Matthew Raymond wrote:
Take a look at the following URL:

   http://www.w3.org/TR/2003/REC-xforms-20031014/sliceF.html#id2644859

That has no bearing on how :read-only is to be applied outside the context of the XForms namespace. Like to HTML, say. Which brings us back to WF2, which is working with HTML...

   So, clearly, when :read-only was first introduced for XForms, it was
meant to be used only with form controls that are not only set to
read-only, but are actually capable of being set to read-only in markup.

Which makes some sense in the context of XForms, where form controls are what you care about styling. Outside of that context, that seems like a very unreasonable restriction.

   The XForms spec clearly states :read-only selects a form control, so
if :read-only is a "way to style elements which are in the respective
states as defined by XForms", then it can't apply to a non-control element.

Sure it can, if the non-control element is not in the XForms namespace (if nothing else, you can then just style XForms-namespace content that matches :read-only, if desired).

WF2 is claiming to be doing exactly such clarification, if you note.

   WF2 can suggest how styling should be handled, as XForms did, but it
needs to ultimately be defined by CSS.

Actually, no. CSS defers to document languages on a number of issues; HTML5 and specifically the Web Forms 2 part of it is such a language. XForms is another language. CSS just defines that a :read-only psuedo-class exists and leaves it up to the document language to define what is matched by it. XForms has such a definition.
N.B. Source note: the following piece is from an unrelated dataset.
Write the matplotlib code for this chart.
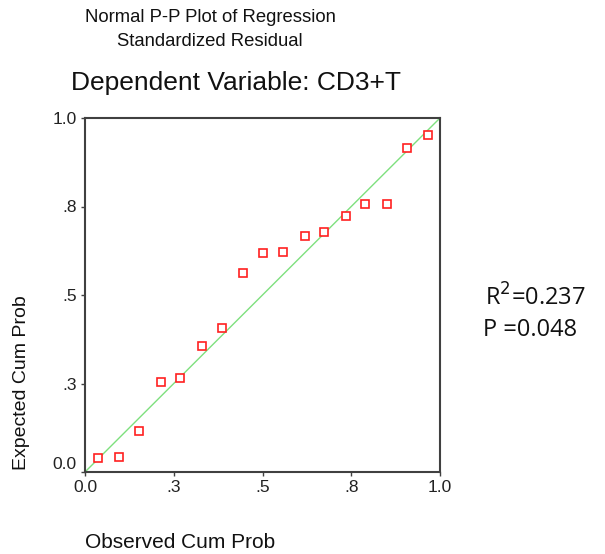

So does Web Forms 2, but the Web Forms 2 definition seems inadequate to me in the context of HTML5. If Web Forms 2 were somehow separate from HTML5 that might be OK, but it's not.

   The width of the checkbox is 100 pixels. You should have used the
:disabled pseudo-class from CSS3-UI:

I realize :disabled would match there. The question is why :read-only should not match -- the checkbox is readonly in this case; the user can't change its value.
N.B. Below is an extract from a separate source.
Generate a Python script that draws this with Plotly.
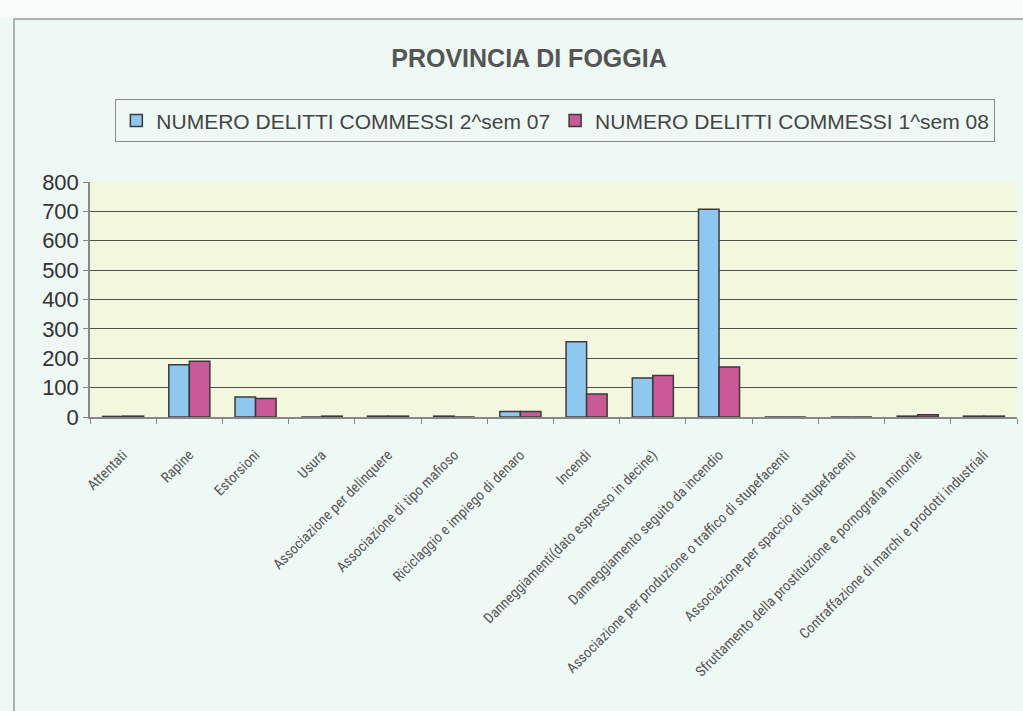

Again, this comes back to the basic question of "what does :read-only select?" Is it "read-only elements" or "form controls that have a readonly attribute in the DTD and have it set"? The former seems more useful to me from a general user-interface basis. You seem to be convinced that it should be the latter, with "that's what XForms does" as the argument. I think that this is a case where HTML5 shouldn't copy XForms.

You seem to be confusing the "readonly" attribute and the :read-only CSS pseudo-class...

   Not at all. See the following URLs:

http://whatwg.org/specs/web-forms/current-work/#readonly
http://www.w3.org/TR/html4/interact/forms.html#adef-readonly

Those both talk about the "readonly" attribute. They don't have any mention of :read-only. I stand by my original statement.